Светлый фон

Царевичу подали соболью шубу. Мех шёлково тек в руках, светился медовым цветом. В палате светлее стало, как развернули её. Но Юрию Мнишеку одной шубы на царевиче показалось недостаточным для полной пышности. Криков ликующих ожидал он от люда острожского, перед которым должен был предстать царевич. Радости, переполняющей сердца. Трепета жаждал, ибо знал, что с древнейших времён и у всех народов стоящие на вершине власти всеми силами добивались ликования, радости и трепета у народов своих, объявляясь перед ними, и оттого выходы обставлялись обдуманно, намеренно, обсуждено многажды. Ликование, радость и трепет людской — бурливое, пьяное вино — затмевали беды и несчастья, и под крики восторга не думали люди о несправедливости, о пустом желудке, рвани на плечах, о болезнях и обидах. В головы ударял обманный хмель надежды, и стоящий над ними казался избавителем от страшного, что окружало их, и они готовы были идти в любую даль, в которую бы он ни позвал.

Юрий Мнишек отступил чуть в сторону — воображением он был не обделён — и мысленно одел на мнимого Дмитрия бармы, шапку Мономаха, дал в руки скипетр и державу. Шапка Мономаха, скипетр и держава мечтой горели в его голове. Не раз представлялось: вот царь всея Руси и он, всесильный воевода, рядом. Поляк лукавый вперёд подался, вглядываясь в мнимого царевича, и показалось ему и впрямь: на голове Гришки Отрепьева шапка тёмного соболя и золото блестит в руках. И так стало воеводе не по себе от видения этого, что сердце — не то от страха, не то от странной, отчаянной радости.

Он прикрыл глаза ладонью.

— Езус и Мария, — прошептали лиловатые губы много пожившего человека, — помогите, наставьте…

Мысли мнимого царевича в эти минуты были о другом. Он послушно поворачивался, уступая рукам услужающих, но не думал о том, что надевают на него, а даже не замечал этого.
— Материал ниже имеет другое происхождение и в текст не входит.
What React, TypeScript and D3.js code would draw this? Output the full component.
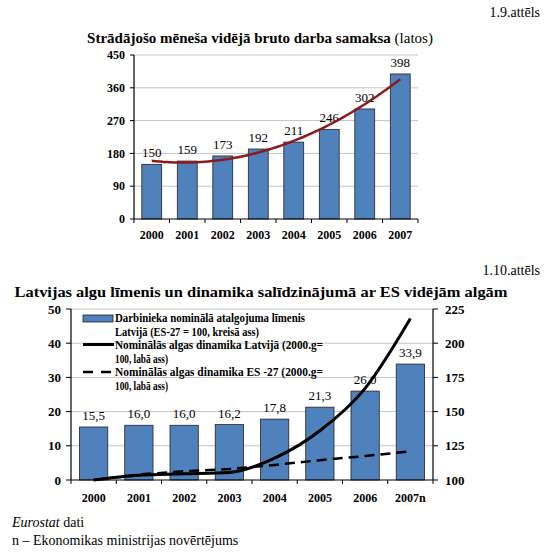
import * as d3 from 'd3';

// 1.9. attēls — vidējā bruto darba samaksa (latos)
const years = ['2000', '2001', '2002', '2003', '2004', '2005', '2006', '2007'];
const wages = [150, 159, 173, 192, 211, 246, 302, 398];
const wageTicks = [0, 90, 180, 270, 360, 450];

// 1.10. attēls — algu līmenis un dinamika
const years2 = ['2000', '2001', '2002', '2003', '2004', '2005', '2006', '2007n'];
const levelLv = [15.5, 16.0, 16.0, 16.2, 17.8, 21.3, 26.0, 33.9];
const dynLv = [100, 103.5, 104.5, 105.5, 116, 136, 167, 218];
const dynEu = [100, 104, 106.5, 108, 111, 114.5, 117.5, 121];
const leftTicks = [0, 10, 20, 30, 40, 50];
const rightTicks = [100, 125, 150, 175, 200, 225];

const legendLines = [
  'Darbinieka nominālā atalgojuma līmenis',
  'Latvijā (ES-27 = 100, kreisā ass)',
  'Nominālās algas dinamika Latvijā (2000.g=',
  '100, labā ass)',
  'Nominālās algas dinamika ES -27 (2000.g=',
  '100, labā ass)',
];

const serif = '"Liberation Serif", "Times New Roman", serif';
const barFill = '#4f81bd';
const gridColor = '#c4c4c4';

// quadratic least-squares trend (as Excel's polynomial trendline)
function quadFit(ys: number[]) {
  const s = [0, 0, 0, 0, 0];
  const t = [0, 0, 0];
  ys.forEach((v, x) => {
    for (let k = 0; k < 5; k++) s[k] += Math.pow(x, k);
    for (let k = 0; k < 3; k++) t[k] += Math.pow(x, k) * v;
  });
  const m = [
    [s[0], s[1], s[2], t[0]],
    [s[1], s[2], s[3], t[1]],
    [s[2], s[3], s[4], t[2]],
  ];
  for (let i = 0; i < 3; i++) {
    for (let j = i + 1; j < 3; j++) {
      const f = m[j][i] / m[i][i];
      for (let k = i; k < 4; k++) m[j][k] -= f * m[i][k];
    }
  }
  const c = [0, 0, 0];
  for (let i = 2; i >= 0; i--) {
    let v = m[i][3];
    for (let k = i + 1; k < 3; k++) v -= m[i][k] * c[k];
    c[i] = v / m[i][i];
  }
  return (x: number) => c[0] + c[1] * x + c[2] * x * x;
}

function TopChart() {
  const x = d3.scaleBand<string>().domain(years).range([134, 418]).paddingInner(0.44).paddingOuter(0.22);
  const y = d3.scaleLinear().domain([0, 450]).range([219, 55]);
  const fit = quadFit(wages);
  const step = x.step();
  const x0 = x(years[0])! + x.bandwidth() / 2;
  const trendPts = d3.range(0, years.length - 1 + 0.001, 0.1).map((i) => [x0 + i * step, y(fit(i))] as [number, number]);
  const trend = d3.line().curve(d3.curveMonotoneX)(trendPts)!;

  return (
    <g>
      <text x={540} y={17} textAnchor="end" fontSize={14} fontFamily={serif}>1.9.attēls</text>
      <text x={260} y={43} textAnchor="middle" fontSize={15} fontFamily={serif}>
        <tspan fontWeight="bold">Strādājošo mēneša vidējā bruto darba samaksa</tspan>
        <tspan> (latos)</tspan>
      </text>
      {wageTicks.map((t) => (
        <g key={t}>
          {t > 0 && <line x1={134} x2={418} y1={y(t)} y2={y(t)} stroke={gridColor} strokeWidth={1} />}
          <line x1={130} x2={134} y1={y(t)} y2={y(t)} stroke="#000" />
          <text x={125} y={y(t)} dy="0.35em" textAnchor="end" fontSize={12} fontWeight="bold" fontFamily={serif}>{t}</text>
        </g>
      ))}
      {years.map((yr, i) => (
        <g key={yr}>
          <rect x={x(yr)} y={y(wages[i])} width={x.bandwidth()} height={y(0) - y(wages[i])} fill={barFill} stroke="#222" strokeWidth={0.8} />
          <text x={x(yr)! + x.bandwidth() / 2} y={y(wages[i]) - 7} textAnchor="middle" fontSize={13} fontFamily={serif}>{wages[i]}</text>
          <text x={x(yr)! + x.bandwidth() / 2} y={239} textAnchor="middle" fontSize={12} fontWeight="bold" fontFamily={serif}>{yr}</text>
        </g>
      ))}
      <path d={trend} fill="none" stroke="#8b1a1a" strokeWidth={2.5} />
      <line x1={134} x2={134} y1={55} y2={219} stroke="#000" strokeWidth={1.2} />
      <line x1={134} x2={418} y1={219} y2={219} stroke="#000" strokeWidth={1.2} />
      {d3.range(years.length + 1).map((i) => (
        <line key={i} x1={134 + i * step} x2={134 + i * step} y1={219} y2={223} stroke="#000" />
      ))}
    </g>
  );
}

function BottomChart() {
  const x = d3.scaleBand<string>().domain(years2).range([71, 433]).paddingInner(0.375).paddingOuter(0.1875);
  const yL = d3.scaleLinear().domain([0, 50]).range([480, 309]);
  const yR = d3.scaleLinear().domain([100, 225]).range([480, 309]);
  const step = x.step();
  const cx = (yr: string) => x(yr)! + x.bandwidth() / 2;
  const lineLv = d3.line<number>().x((_, i) => cx(years2[i])).y((d) => yR(d)).curve(d3.curveMonotoneX)(dynLv)!;
  const lineEu = d3.line<number>().x((_, i) => cx(years2[i])).y((d) => yR(d))(dynEu)!;
  const fmt = (v: number) => v.toFixed(1).replace('.', ',');
  const legendY = [318, 331.5, 344.5, 358.5, 372, 385.5];
  const legendW = [190, 144, 208, 53, 208, 53];

  return (
    <g>
      <text x={540} y={275} textAnchor="end" fontSize={14} fontFamily={serif}>1.10.attēls</text>
      <text x={261} y={297} textAnchor="middle" fontSize={15.5} fontWeight="bold" fontFamily={serif} textLength={493} lengthAdjust="spacingAndGlyphs">
        Latvijas algu līmenis un dinamika salīdzinājumā ar ES vidējām algām
      </text>
      {leftTicks.map((t) => (
        <g key={t}>
          {t > 0 && <line x1={71} x2={433} y1={yL(t)} y2={yL(t)} stroke={gridColor} strokeWidth={1} />}
          <line x1={66} x2={71} y1={yL(t)} y2={yL(t)} stroke="#000" />
          <text x={61} y={yL(t)} dy="0.35em" textAnchor="end" fontSize={13} fontWeight="bold" fontFamily={serif}>{t}</text>
        </g>
      ))}
      {rightTicks.map((t) => (
        <g key={t}>
          <line x1={433} x2={438} y1={yR(t)} y2={yR(t)} stroke="#000" />
          <text x={445} y={yR(t)} dy="0.35em" textAnchor="start" fontSize={13} fontWeight="bold" fontFamily={serif}>{t}</text>
        </g>
      ))}
      {years2.map((yr, i) => (
        <g key={yr}>
          <rect x={x(yr)} y={yL(levelLv[i])} width={x.bandwidth()} height={yL(0) - yL(levelLv[i])} fill={barFill} stroke="#222" strokeWidth={0.8} />
          <text x={cx(yr)} y={yL(levelLv[i]) - 7} textAnchor="middle" fontSize={13} fontFamily={serif}>{fmt(levelLv[i])}</text>
          <text x={cx(yr)} y={502} textAnchor="middle" fontSize={12} fontWeight="bold" fontFamily={serif}>{yr}</text>
        </g>
      ))}
      <path d={lineEu} fill="none" stroke="#000" strokeWidth={2.5} strokeDasharray="10,6" />
      <path d={lineLv} fill="none" stroke="#000" strokeWidth={3} />
      <line x1={71} x2={71} y1={309} y2={480} stroke="#000" strokeWidth={1.2} />
      <line x1={433} x2={433} y1={309} y2={480} stroke="#000" strokeWidth={1.2} />
      <line x1={71} x2={433} y1={480} y2={480} stroke="#000" strokeWidth={1.2} />
      {d3.range(years2.length + 1).map((i) => (
        <line key={i} x1={71 + i * step} x2={71 + i * step} y1={480} y2={484} stroke="#000" />
      ))}
      {/* legend */}
      <rect x={83} y={315} width={30} height={7} fill={barFill} stroke="#222" strokeWidth={0.8} />
      <line x1={83} x2={114} y1={344.5} y2={344.5} stroke="#000" strokeWidth={3} />
      <line x1={83} x2={114} y1={372} y2={372} stroke="#000" strokeWidth={2.5} strokeDasharray="10,8" />
      {legendLines.map((s, i) => (
        <text key={i} x={115} y={legendY[i]} dy="0.35em" fontSize={11.5} fontWeight="bold" fontFamily={serif} textLength={legendW[i]} lengthAdjust="spacingAndGlyphs">{s}</text>
      ))}
    </g>
  );
}

export default function App() {
  return (
    <svg width={550} height={553} style={{ position: 'absolute', left: 0, top: 0, background: '#fff' }}>
      <rect width={550} height={553} fill="#fff" />
      <TopChart />
      <BottomChart />
      <text x={12} y={527} fontSize={14} fontFamily={serif}>
        <tspan fontStyle="italic">Eurostat</tspan>
        <tspan> dati</tspan>
      </text>
      <text x={12} y={545} fontSize={14} fontFamily={serif}>n – Ekonomikas ministrijas novērtējums</text>
    </svg>
  );
}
За окнами дома раздавались голоса, слышалось конское ржание, скрипы телег, шаги многих людей — тот сложный, состоящий из многих нот гул, который возникает при большом скоплении народа. Юрий Мнишек повелел собрать весь монастыревский люд да ещё приказал привести и казаков, и шляхту. Отрепьев вслушивался в нарастающие голоса людей и хотел угадать их настроение. Но при всём напряжении не мог выделить из множества звуков слова, которые бы свидетельствовали о радости или, напротив, возмущении собиравшихся у дома толп. И Отрепьев всё вслушивался, вслушивался, хмурил лицо. И казалось, что он улавливает то злобные возгласы, то крики восторга.

Страх сковывал мнимого царевича.

Он принимал поздравления многих польских панов знатных, и они кланялись ему; юбки Марины Мнишек вертелись перед ним; он выдерживал упорный, испытывающий, ничего доброго не обещающий взгляд нунция Рангони; король Сигизмунд благословлял его, и он выходил на широкий подъём краковского дворца Юрия Мнишека перед ватагами казаков, бросавших кверху шапки и клявшихся вернуть ему отчий престол. Но всё это было иное, нежели то, что ждало через минуты, когда он должен был предстать перед людом первой захваченной российской крепостцы. Здесь, и именно здесь, а не там, в Самборе и Кракове, должно было определиться, какой будет его дорога по российской земле. Здесь… Оттого-то страх сковывал мнимого царевича. И злобные возгласы, которые, казалось ему, он слышал за стенами дома, подстёгивал как раз этот обжигающий страх, а крики ликования — необозримое, жадное, преступное тщеславие, вторгнутое в его душу злой волей неведомых ему людей.